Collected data
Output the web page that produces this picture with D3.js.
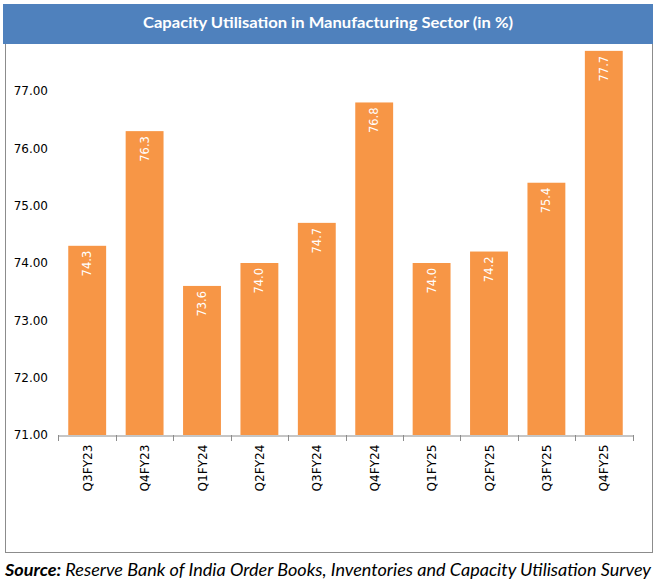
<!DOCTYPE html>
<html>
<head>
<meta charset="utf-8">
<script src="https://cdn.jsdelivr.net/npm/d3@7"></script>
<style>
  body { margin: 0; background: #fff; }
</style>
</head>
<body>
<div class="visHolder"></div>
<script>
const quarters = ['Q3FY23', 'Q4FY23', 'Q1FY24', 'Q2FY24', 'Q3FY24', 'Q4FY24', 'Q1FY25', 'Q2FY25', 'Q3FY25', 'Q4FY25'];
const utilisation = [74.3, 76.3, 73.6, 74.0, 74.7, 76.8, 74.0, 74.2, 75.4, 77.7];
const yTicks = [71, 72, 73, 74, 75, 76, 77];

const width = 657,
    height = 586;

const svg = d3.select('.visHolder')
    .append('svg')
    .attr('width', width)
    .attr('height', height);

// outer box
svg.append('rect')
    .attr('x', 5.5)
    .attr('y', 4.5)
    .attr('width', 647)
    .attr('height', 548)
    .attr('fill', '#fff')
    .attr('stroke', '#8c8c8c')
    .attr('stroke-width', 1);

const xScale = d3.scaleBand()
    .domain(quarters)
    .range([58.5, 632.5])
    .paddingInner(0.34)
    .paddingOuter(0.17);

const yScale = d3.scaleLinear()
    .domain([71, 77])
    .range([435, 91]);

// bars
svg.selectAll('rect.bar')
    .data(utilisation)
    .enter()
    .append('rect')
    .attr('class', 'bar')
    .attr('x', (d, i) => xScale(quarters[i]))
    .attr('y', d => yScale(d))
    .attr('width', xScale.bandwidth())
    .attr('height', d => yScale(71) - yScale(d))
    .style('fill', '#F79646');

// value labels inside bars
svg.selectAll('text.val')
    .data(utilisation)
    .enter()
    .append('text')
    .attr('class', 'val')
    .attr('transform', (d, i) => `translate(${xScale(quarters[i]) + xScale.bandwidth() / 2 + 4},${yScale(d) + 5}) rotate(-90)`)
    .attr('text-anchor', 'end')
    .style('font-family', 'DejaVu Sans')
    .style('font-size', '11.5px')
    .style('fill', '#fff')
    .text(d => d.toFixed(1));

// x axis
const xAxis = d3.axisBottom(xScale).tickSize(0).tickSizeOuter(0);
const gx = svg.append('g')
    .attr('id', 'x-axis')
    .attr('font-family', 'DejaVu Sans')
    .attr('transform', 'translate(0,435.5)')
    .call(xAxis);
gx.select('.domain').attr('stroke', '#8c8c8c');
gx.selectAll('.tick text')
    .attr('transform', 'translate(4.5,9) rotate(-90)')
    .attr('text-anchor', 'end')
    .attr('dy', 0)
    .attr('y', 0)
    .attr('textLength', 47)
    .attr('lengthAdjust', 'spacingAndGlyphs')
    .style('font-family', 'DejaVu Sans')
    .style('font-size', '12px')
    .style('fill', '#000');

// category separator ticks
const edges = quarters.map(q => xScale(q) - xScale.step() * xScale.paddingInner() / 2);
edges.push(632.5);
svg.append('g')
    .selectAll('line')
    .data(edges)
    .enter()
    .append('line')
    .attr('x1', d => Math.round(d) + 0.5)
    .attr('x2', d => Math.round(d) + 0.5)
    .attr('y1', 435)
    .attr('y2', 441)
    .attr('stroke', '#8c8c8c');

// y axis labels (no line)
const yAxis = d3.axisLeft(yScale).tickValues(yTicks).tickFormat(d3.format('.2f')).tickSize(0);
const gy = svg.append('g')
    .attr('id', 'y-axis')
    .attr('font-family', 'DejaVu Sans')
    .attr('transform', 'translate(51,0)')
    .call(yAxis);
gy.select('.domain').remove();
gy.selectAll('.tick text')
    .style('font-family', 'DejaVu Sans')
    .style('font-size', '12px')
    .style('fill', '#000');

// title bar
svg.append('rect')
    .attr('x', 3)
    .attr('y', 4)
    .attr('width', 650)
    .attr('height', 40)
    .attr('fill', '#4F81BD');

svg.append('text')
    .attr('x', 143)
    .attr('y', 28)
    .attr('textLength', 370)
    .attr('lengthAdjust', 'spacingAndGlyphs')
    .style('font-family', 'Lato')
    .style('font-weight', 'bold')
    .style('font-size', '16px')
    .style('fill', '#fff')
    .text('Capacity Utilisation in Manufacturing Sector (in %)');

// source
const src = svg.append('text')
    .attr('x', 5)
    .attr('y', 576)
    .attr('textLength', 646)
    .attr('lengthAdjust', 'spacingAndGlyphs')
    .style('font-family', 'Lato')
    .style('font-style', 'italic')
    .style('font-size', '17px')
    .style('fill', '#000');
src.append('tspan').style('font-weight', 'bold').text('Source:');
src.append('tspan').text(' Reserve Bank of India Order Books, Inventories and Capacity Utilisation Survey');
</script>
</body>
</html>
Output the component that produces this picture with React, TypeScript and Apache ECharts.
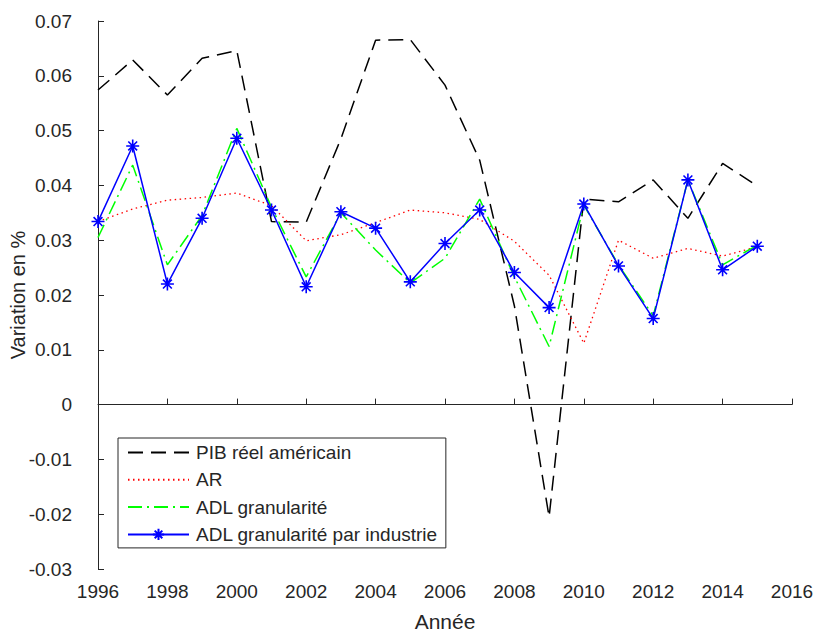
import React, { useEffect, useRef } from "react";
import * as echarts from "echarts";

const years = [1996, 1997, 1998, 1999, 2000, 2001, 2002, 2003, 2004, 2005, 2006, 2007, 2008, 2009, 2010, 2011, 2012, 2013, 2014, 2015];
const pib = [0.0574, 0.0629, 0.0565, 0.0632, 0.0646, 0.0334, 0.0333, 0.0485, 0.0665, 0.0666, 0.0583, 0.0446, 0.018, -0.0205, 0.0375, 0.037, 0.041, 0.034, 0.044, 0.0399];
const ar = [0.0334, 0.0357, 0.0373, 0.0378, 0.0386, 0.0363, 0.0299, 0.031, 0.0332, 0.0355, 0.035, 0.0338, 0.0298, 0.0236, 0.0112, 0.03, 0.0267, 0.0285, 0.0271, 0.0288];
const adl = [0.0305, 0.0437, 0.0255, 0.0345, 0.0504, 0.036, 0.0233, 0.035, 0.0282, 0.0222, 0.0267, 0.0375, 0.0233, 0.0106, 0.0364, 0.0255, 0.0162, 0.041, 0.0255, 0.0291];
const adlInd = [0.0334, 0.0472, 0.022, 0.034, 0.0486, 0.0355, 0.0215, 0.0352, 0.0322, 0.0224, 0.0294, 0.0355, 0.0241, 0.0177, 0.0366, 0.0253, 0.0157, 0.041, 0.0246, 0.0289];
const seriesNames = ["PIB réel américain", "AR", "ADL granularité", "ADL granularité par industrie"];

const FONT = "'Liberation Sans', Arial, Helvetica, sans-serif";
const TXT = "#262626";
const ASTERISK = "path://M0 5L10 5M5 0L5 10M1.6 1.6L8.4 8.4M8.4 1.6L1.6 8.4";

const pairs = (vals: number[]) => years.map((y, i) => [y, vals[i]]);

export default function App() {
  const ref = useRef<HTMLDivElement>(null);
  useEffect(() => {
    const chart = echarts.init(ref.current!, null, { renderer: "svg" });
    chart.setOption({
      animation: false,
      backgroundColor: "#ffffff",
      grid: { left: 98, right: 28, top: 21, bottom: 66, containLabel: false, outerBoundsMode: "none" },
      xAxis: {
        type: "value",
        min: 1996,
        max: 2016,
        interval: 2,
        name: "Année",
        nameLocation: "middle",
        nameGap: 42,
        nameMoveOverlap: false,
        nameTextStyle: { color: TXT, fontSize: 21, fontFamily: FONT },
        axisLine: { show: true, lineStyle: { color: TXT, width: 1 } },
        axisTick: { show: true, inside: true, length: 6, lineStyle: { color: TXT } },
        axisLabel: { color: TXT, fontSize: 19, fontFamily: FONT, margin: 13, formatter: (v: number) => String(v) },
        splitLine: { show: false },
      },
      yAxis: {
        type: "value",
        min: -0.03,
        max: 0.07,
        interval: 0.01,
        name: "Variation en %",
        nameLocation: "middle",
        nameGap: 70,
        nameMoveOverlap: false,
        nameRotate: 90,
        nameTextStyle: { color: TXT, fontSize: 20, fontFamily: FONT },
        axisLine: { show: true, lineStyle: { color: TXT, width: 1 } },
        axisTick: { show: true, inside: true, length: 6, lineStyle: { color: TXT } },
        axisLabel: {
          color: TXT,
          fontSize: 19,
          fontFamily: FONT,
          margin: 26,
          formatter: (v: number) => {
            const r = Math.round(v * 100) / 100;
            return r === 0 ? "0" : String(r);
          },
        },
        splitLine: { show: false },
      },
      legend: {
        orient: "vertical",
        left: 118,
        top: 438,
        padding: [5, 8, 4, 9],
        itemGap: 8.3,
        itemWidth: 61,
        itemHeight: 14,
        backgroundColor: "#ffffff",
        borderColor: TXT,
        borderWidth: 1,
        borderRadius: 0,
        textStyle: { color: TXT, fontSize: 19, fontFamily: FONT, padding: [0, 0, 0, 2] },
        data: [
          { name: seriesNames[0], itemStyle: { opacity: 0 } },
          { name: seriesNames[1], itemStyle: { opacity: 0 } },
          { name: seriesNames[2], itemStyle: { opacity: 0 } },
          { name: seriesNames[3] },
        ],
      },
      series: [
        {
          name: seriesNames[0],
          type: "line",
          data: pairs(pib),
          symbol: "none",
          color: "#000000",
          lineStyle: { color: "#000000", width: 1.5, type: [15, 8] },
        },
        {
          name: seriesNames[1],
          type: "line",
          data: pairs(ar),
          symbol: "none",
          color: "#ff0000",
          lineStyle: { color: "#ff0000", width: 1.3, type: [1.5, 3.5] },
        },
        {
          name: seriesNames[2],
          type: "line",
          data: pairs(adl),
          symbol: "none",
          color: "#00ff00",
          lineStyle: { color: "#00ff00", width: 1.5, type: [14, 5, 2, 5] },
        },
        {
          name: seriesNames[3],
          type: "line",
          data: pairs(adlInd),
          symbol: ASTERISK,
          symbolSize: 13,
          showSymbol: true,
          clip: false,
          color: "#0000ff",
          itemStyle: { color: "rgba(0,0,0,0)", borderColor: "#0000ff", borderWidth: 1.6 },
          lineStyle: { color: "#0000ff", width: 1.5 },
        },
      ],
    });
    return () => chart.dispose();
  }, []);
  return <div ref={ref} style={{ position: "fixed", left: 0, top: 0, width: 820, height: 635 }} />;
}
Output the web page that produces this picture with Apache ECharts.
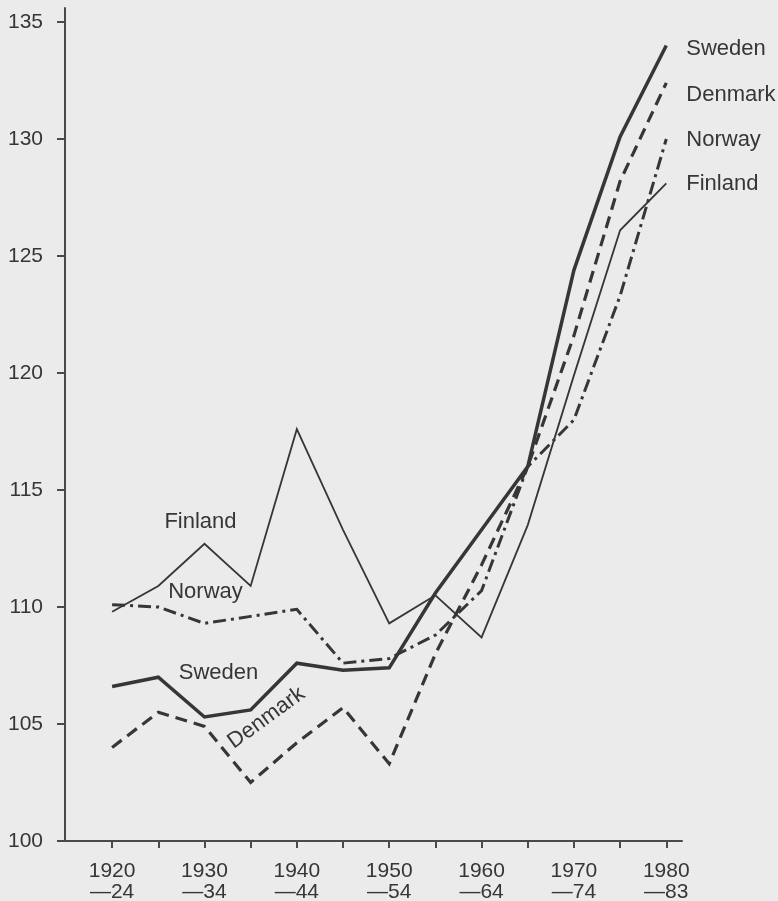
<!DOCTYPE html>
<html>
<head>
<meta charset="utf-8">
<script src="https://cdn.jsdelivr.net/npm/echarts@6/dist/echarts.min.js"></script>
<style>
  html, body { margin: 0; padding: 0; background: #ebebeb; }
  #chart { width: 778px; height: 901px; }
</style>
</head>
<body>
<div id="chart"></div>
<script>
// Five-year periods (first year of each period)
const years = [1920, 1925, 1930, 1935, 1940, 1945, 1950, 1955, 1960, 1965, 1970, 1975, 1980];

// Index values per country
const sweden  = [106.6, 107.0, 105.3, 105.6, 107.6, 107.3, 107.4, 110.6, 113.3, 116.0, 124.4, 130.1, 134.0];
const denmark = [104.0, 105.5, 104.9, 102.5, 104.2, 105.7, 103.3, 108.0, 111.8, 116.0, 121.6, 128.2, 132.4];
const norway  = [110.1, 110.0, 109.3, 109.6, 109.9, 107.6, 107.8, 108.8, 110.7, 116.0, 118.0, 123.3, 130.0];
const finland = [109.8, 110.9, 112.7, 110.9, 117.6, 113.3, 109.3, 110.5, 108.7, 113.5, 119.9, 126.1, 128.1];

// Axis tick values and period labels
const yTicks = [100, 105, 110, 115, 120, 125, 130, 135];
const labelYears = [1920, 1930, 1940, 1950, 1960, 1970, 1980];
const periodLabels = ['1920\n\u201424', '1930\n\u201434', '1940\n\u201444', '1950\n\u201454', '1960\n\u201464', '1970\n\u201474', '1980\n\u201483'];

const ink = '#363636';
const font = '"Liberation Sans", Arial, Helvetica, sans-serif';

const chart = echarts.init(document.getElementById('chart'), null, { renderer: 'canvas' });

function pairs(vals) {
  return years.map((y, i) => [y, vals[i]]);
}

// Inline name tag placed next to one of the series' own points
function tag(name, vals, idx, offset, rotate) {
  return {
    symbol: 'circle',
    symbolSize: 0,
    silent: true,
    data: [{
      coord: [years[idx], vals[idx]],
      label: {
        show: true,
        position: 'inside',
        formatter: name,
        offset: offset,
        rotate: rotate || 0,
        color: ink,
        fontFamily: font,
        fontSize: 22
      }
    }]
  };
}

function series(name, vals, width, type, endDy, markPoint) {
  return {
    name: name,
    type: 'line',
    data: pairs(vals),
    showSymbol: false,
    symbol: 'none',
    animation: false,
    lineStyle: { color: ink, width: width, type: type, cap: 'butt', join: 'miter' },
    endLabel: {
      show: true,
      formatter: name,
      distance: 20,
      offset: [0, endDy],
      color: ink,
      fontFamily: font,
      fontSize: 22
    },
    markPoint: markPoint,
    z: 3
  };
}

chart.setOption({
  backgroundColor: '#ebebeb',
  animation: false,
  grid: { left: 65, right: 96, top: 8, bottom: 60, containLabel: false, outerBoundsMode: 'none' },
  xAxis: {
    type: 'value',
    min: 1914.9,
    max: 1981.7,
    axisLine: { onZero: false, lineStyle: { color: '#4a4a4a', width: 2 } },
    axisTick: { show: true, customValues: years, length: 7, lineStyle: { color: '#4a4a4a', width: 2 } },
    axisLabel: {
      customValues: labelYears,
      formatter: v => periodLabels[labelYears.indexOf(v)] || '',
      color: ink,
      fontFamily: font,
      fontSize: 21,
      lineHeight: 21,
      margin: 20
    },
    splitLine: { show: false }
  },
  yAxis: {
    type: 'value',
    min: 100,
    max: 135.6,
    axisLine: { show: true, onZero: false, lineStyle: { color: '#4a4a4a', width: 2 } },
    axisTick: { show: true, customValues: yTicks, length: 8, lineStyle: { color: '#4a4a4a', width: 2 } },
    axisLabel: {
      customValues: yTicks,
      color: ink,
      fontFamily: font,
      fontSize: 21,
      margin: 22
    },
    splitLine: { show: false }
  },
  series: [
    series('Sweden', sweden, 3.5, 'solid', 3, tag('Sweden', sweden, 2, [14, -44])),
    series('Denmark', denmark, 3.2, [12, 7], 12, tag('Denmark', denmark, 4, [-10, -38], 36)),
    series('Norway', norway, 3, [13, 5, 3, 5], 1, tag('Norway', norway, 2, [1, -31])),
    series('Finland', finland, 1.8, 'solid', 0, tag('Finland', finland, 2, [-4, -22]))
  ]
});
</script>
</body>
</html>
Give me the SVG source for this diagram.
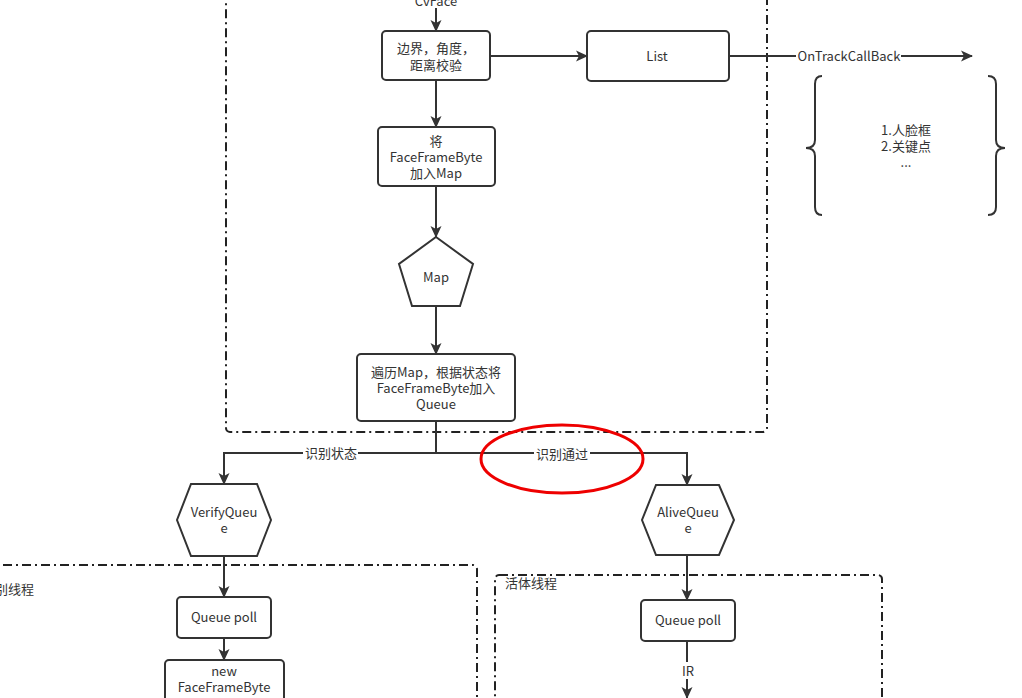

**DO THIS**
Would you restate, exactly and with no pictures, the lines of the entries above from the one containing "Output the component" through the one containing "const pairs = (vals: number[])"?

**TASK RESULT**
Output the component that produces this picture with React, TypeScript and Apache ECharts.
import React, { useEffect, useRef } from "react";
import * as echarts from "echarts";

const years = [1996, 1997, 1998, 1999, 2000, 2001, 2002, 2003, 2004, 2005, 2006, 2007, 2008, 2009, 2010, 2011, 2012, 2013, 2014, 2015];
const pib = [0.0574, 0.0629, 0.0565, 0.0632, 0.0646, 0.0334, 0.0333, 0.0485, 0.0665, 0.0666, 0.0583, 0.0446, 0.018, -0.0205, 0.0375, 0.037, 0.041, 0.034, 0.044, 0.0399];
const ar = [0.0334, 0.0357, 0.0373, 0.0378, 0.0386, 0.0363, 0.0299, 0.031, 0.0332, 0.0355, 0.035, 0.0338, 0.0298, 0.0236, 0.0112, 0.03, 0.0267, 0.0285, 0.0271, 0.0288];
const adl = [0.0305, 0.0437, 0.0255, 0.0345, 0.0504, 0.036, 0.0233, 0.035, 0.0282, 0.0222, 0.0267, 0.0375, 0.0233, 0.0106, 0.0364, 0.0255, 0.0162, 0.041, 0.0255, 0.0291];
const adlInd = [0.0334, 0.0472, 0.022, 0.034, 0.0486, 0.0355, 0.0215, 0.0352, 0.0322, 0.0224, 0.0294, 0.0355, 0.0241, 0.0177, 0.0366, 0.0253, 0.0157, 0.041, 0.0246, 0.0289];
const seriesNames = ["PIB réel américain", "AR", "ADL granularité", "ADL granularité par industrie"];

const FONT = "'Liberation Sans', Arial, Helvetica, sans-serif";
const TXT = "#262626";
const ASTERISK = "path://M0 5L10 5M5 0L5 10M1.6 1.6L8.4 8.4M8.4 1.6L1.6 8.4";

const pairs = (vals: number[]) => years.map((y, i) => [y, vals[i]]);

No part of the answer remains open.